LONDON — On Tuesday, November 20, activist group BP or not BP? gate-crashed the VIP opening of the British Museum’s exhibition Troy: Myth and Reality and staged a protest performance drawing attention to the museum’s links with the oil company, British Petroleum (BP).
The protestors stayed behind after the museum’s closing time and dressed up as five Trojan-inspired “living statues”: Helen of Troy, Achilles, Zeus, Athena, and a fifth character of their own invention, “Petroleus,” who donned a robe resembling an oil spill and a shield bearing the BP logo. As guests of the event arrived, the activists processed to the main entrance of the museum where they were drenched in oil by Petroleus. In addition to the five “living statues,” there was a Greek Chorus made up of around 15 people who chanted the slogan: “We foresee the fall of BP!”
A spokesperson from the British Museum told Hyperallergic: “The reception went ahead as planned and guests were able to see and enjoy the exhibition. The British Museum respects other people’s right to express their views and allows peaceful protest onsite at the Museum as long as there is no risk to the Museum’s collection, staff or visitors.”
Over the last year, the British Museum has come under increasing pressure to cut ties with the fossil fuel multinational. Out of the 57 rebel performances organized by BP or Not BP? to date, 37 have taken place at the British Museum, which is one of the four beneficiaries of BP’s five-year £7.5 million (~$9 million) donation supporting British cultural institutions, a commitment which is supposed to continue until 2022.
BP or Not BP? accuses BP of using arts institutions to whitewash its reputation, while continuing its oil and gas expansion. In a statement emailed to Hyperallergic, Stephen Corrigan from BP or not BP? said: “According to the climate science, we cannot afford to build any new oil or gas infrastructure if we want a decent chance of avoiding climate breakdown — and yet BP is planning to spend tens of billions of pounds on these kinds of projects over the next ten years.”
In July, a trustee of the British Museum, Ahdaf Soueif, an Egyptian novelist and political commentator, stepped down from the board, citing the museum’s relationship with BP as one of the reasons for her departure. In an op-ed published in the London Review of Books, she said she regretted the institution’s lack of engagement with “the legitimate and pressing concerns of young people across the planet.” Soon after, British museum workers issued a statement in solidarity with Soueif.
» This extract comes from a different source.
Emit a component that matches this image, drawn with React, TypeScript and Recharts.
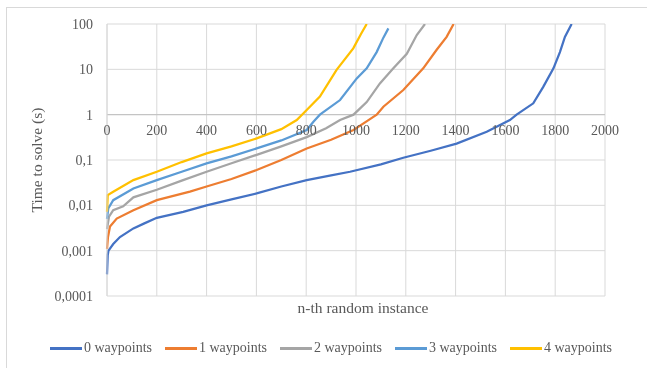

Other BP-sponsored institutions in the UK have recently announced their decision to sever ties with the oil company. Last month the Royal Shakespeare Company (RSC) pulled out of its sponsorship deal with BP, and a week ago the National Galleries of Scotland declared that it would no longer host the annual BP Portrait Award, citing the “climate emergency” as the reason for refusing further funding from BP.
In response to yesterday’s protest, a spokesperson for BP told Hyperallergic: “We do understand that people have concerns about this kind of support and it’s right that those questions are raised. Without external support much programming and other major projects would not happen. This exhibition focuses on Troy as the ultimate universal story about the human condition. It features compelling characters and timeless themes: heroism and violence; love and loss; hope and despair, addressing themes as relevant now as they were 3000 years ago.”
Continuing the Greco-Trojan theme, BP or Not BP? has crowd-funded the construction of a gigantic Trojan Horse, which they will bring to the museum for another protest against the museum’s acceptance of sponsorship from BP for the Troy exhibition. The protest, which takes place on February 8, 2020, is being described by the group as their largest direct action yet.